Mutisme
Par Josée Pilotte
C’est rare que ça m’arrive mais j’ai peu de choses à dire. Je suis dans un mutisme, un mutisme contemplatif. C’est rare dans une vie, surtout dans une vie comme la mienne. Vivre en regardant passer les évènements sans trop les commenter ni même leur accorder d’importance, c’est tout un exercice de concentration, j’vous en passe un papier.
Avouez que vous aussi normalement vous êtes comme moi d’habitude… je vous parle régulièrement, je vous entends.
N’essayez pas!, vous aussi les avez toutes pré-mâchées, vos opinions sur tout, comme un mantra qu’on répète peu importe la situation ou l’interlocuteur qui se trouve devant. Oui, oui, avouez que nous sommes tous de vrais Lucky Luke, toujours prêts à dégainer, en n’attendant souvent jamais la fin de l’histoire, impatients comme toujours de tirer au visage de l’ennemi ces petites-phrases-toutes-faites:
«NON! mais attendez… c’est pas sérieux là…»
«HAN?! non ça, pas d’allure pantoute …»
«NON!, vous comprenez pas, c’ta cause que…»
«NON MAIS!!! Helloooooo la Terre?!»
Maintenant imaginez qu’il n’y a aucune de ces phrases faciles, que l’on utilise d’habitude dans une phrase comme une ponctuation spontanée, qui nous vienne à l’esprit.
Non, aucune phrase à dire quand…
… Quand on «dé-crucifie» Jésus de nos institutions publiques…
… Quand on nous passe un sapin en foutant nos sapins de Noël dehors…
… Quand l’Union Européenne s’écroule, que des pays risquent de faire faillite, et qu’en plus quand on nous dit que tout ça risque d’affecter nos régimes de retraite à nous ici…
… Quand on ne convoque plus certains journalistes à des conférences de presse pour des évènements financés en partie par notre fric…
… Quand le journal La Vallée accuse publiquement les autres journaux de faire du sensationnalisme… tout en salissant la vie d’un homme connu et respecté en l’associant publiquement à sa femme fraudeuse…
… Quand on reçoit des lettres anonymes à nos bureaux et qu’elles insinuent qu’il existe des liens entre des élus et des fraudeurs…

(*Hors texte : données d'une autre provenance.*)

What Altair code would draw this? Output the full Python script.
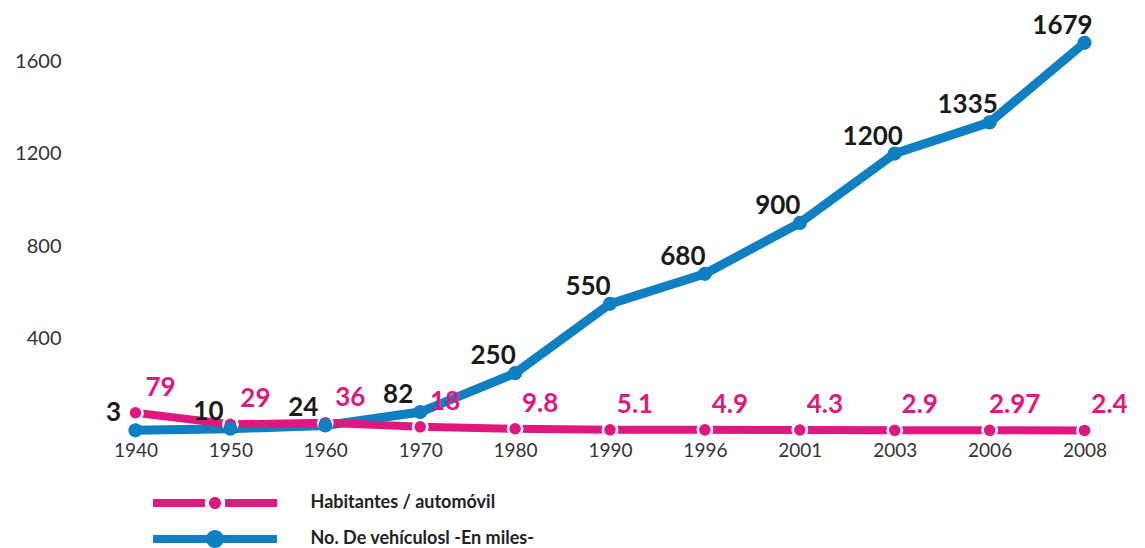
import altair as alt
import pandas as pd

years = ["1940", "1950", "1960", "1970", "1980", "1990", "1996", "2001", "2003", "2006", "2008"]
vehiculos = [3, 10, 24, 82, 250, 550, 680, 900, 1200, 1335, 1679]
habitantes = [79, 29, 36, 18, 9.8, 5.1, 4.9, 4.3, 2.9, 2.97, 2.4]
series_hab = "Habitantes / automóvil"
series_veh = "No. De vehículosl -En miles-"
y_ticks = [400, 800, 1200, 1600]

PINK = "#E0187E"
BLUE = "#0F7FC4"
DARK = "#1a1a1a"

rows = []
for yr, v in zip(years, vehiculos):
    rows.append({"year": yr, "value": v, "series": series_veh, "label": str(v)})
for yr, h in zip(years, habitantes):
    rows.append({"year": yr, "value": h, "series": series_hab, "label": str(h)})
df = pd.DataFrame(rows)

PINK_PATH = ("M-4,-0.26H-0.65V0.26H-4Z M0.65,-0.26H4V0.26H0.65Z "
             "M-0.39,0A0.39,0.39 0 1,1 0.39,0A0.39,0.39 0 1,1 -0.39,0Z")
BLUE_PATH = ("M-4,-0.26H4V0.26H-4Z "
             "M-0.58,0A0.58,0.58 0 1,1 0.58,0A0.58,0.58 0 1,1 -0.58,0Z")

x = alt.X("year:O", sort=years, scale=alt.Scale(type="point", padding=0.3),
          axis=alt.Axis(title=None, labelAngle=0, domain=False, ticks=False,
                        labelPadding=10, labelFontSize=19, labelColor="#333",
                        labelFont="Lato", grid=False))
y = alt.Y("value:Q", scale=alt.Scale(domain=[0, 1700], nice=False, zero=True),
          axis=alt.Axis(title=None, values=y_ticks, format="d", domain=False, ticks=False,
                        tickSize=0, grid=False, labelPadding=46, labelFontSize=20,
                        labelColor="#333", labelFont="Lato"))

base = alt.Chart(df).encode(x=x, y=y)
veh = base.transform_filter(alt.datum.series == series_veh)
hab = base.transform_filter(alt.datum.series == series_hab)

veh_line = veh.mark_line(strokeWidth=9, color=BLUE)
hab_line = hab.mark_line(strokeWidth=8, color=PINK)
hab_halo = hab.mark_circle(size=283, color="white", opacity=1)
hab_pts = hab.mark_circle(size=133, color=PINK, opacity=1)
veh_pts = veh.mark_circle(size=201, color=BLUE, opacity=1)
veh_txt = veh.mark_text(fontSize=26, fontWeight="bold", font="Lato", color=DARK,
                        dx=-22, dy=-17).encode(text="label:N")
hab_txt = hab.mark_text(fontSize=26, fontWeight="bold", font="Lato", color=PINK,
                        dx=25, dy=-25).encode(text="label:N")

leg = dict(title=None, orient="none", legendX=92.5, legendY=449.5,
           symbolSize=961, rowPadding=11, labelOffset=80, labelFontSize=18,
           labelFont="Lato", labelFontWeight="bold", labelColor="#222",
           symbolOpacity=1, symbolStrokeWidth=0, labelLimit=400)
legend_layer = base.mark_point(filled=True, opacity=0).encode(
    color=alt.Color("series:N", scale=alt.Scale(domain=[series_hab, series_veh], range=[PINK, BLUE]),
                    legend=alt.Legend(**leg)),
    shape=alt.Shape("series:N", scale=alt.Scale(domain=[series_hab, series_veh], range=[PINK_PATH, BLUE_PATH]),
                    legend=alt.Legend(**leg)),
)

chart = alt.layer(veh_line, hab_line, hab_halo, hab_pts, veh_pts, veh_txt, hab_txt,
                  legend_layer).properties(
    width=1006, height=393,
    autosize=alt.AutoSizeParams(type="none"),
    padding={"left": 99, "top": 30, "right": 24, "bottom": 117},
).configure_view(stroke=None)

chart.save("out.html", embed_options={"renderer": "svg", "actions": False})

… Quand on s’indigne avec les indignés, après que le Québec entier soit devenu gauche-orangé avec le NPD, et qu’on apprend qu’on est maintenant prêts à élire la droite/CAQ/ADQ aux prochaines élections…
… Quand on apprend qu’il existe des cures de désintox pour sevrer nos jeunes des jeux vidéo…
… Quand l’intimidation devient un enjeu de société qui interpelle nos gouvernements parce qu’on a perdu le contrôle comme parents, comme école, comme citoyens, comme société…
Et aussi quand j’apprends que mon petit Lou de 6e année ira voir en projet académique la pièce de théâtre Les dix petits nègres, tirée du célèbre roman d’Agatha Christie… mais que quelqu’un, quelque part a cru bon de rebaptiser la pièce pour faire disparaître le mot «nègre» du titre; bref: quand les accommodements raisonnables ne le sont plus, et sont mis au service de la réécriture de l’Histoire et de la Culture.
À quand le changement de nom du Mont Habitant?… Parce que, entre vous et moi, «habitant» ce n’est plus politically correct de dire ça dans une société comme la nôtre, non?!
Au fond, nous sommes tous des intimidés. Nous le sommes par les étrangers qui ont pourtant choisi notre pays pour vivre, par notre propre Histoire qu’on dénature à grands coups d’accommodements, par les bien-pensants qui veulent nous faire croire que tout ça, au fond, ce n’est pas si pire que ça.
Il ne faudra pas s’étonner qu’une société intimidée soit un jour une société suicidée.